A LIKE expression can contain normal characters and the following metasymbols:
- `%` indicates an arbitrary number of arbitrary characters (including zero characters).
- `_` indicates a single arbitrary character.
- `\` is for escaping literals `%`, `_` and `\`.
Matching is based on UTF-8, e.g. `_` matches the Unicode code point `¥` which is represented in UTF-8 using two bytes.
If the haystack or the LIKE expression are not valid UTF-8, the behavior is undefined.
No automatic Unicode normalization is performed, you can use the [normalizeUTF8*()](https://clickhouse.com/docs/en/sql-reference/functions/string-functions/) functions for that.
To match against literal `%`, `_` and `/` (which are LIKE metacharacters), prepend them with a backslash: `\%`, `\_` and `\\`.
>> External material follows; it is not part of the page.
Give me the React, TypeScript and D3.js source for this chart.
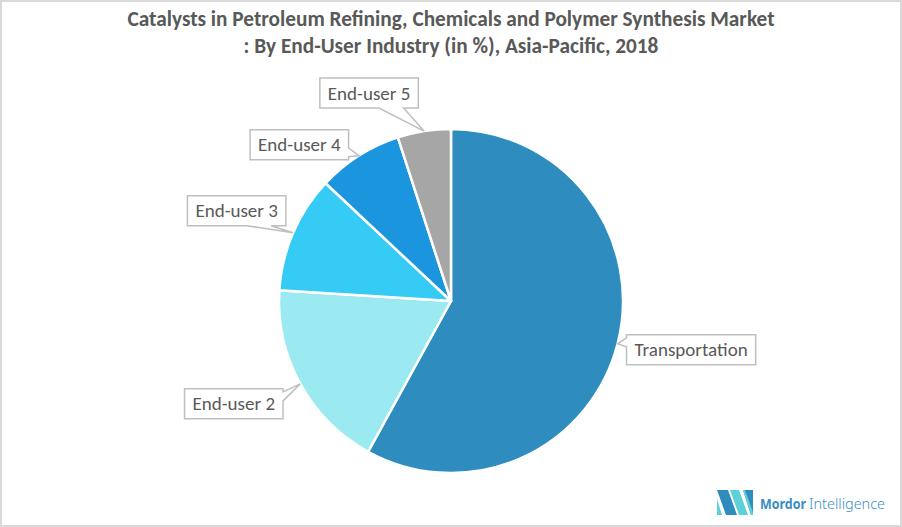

The backslash loses its special meaning (i.e. is interpreted literally) if it prepends a character different than `%`, `_` or `\`.
Note that ClickHouse requires backslashes in strings [to be quoted as well](../syntax.md#string), so you would actually need to write `\\%`, `\\_` and `\\\\`.
For LIKE expressions of the form `%needle%`, the function is as fast as the `position` function.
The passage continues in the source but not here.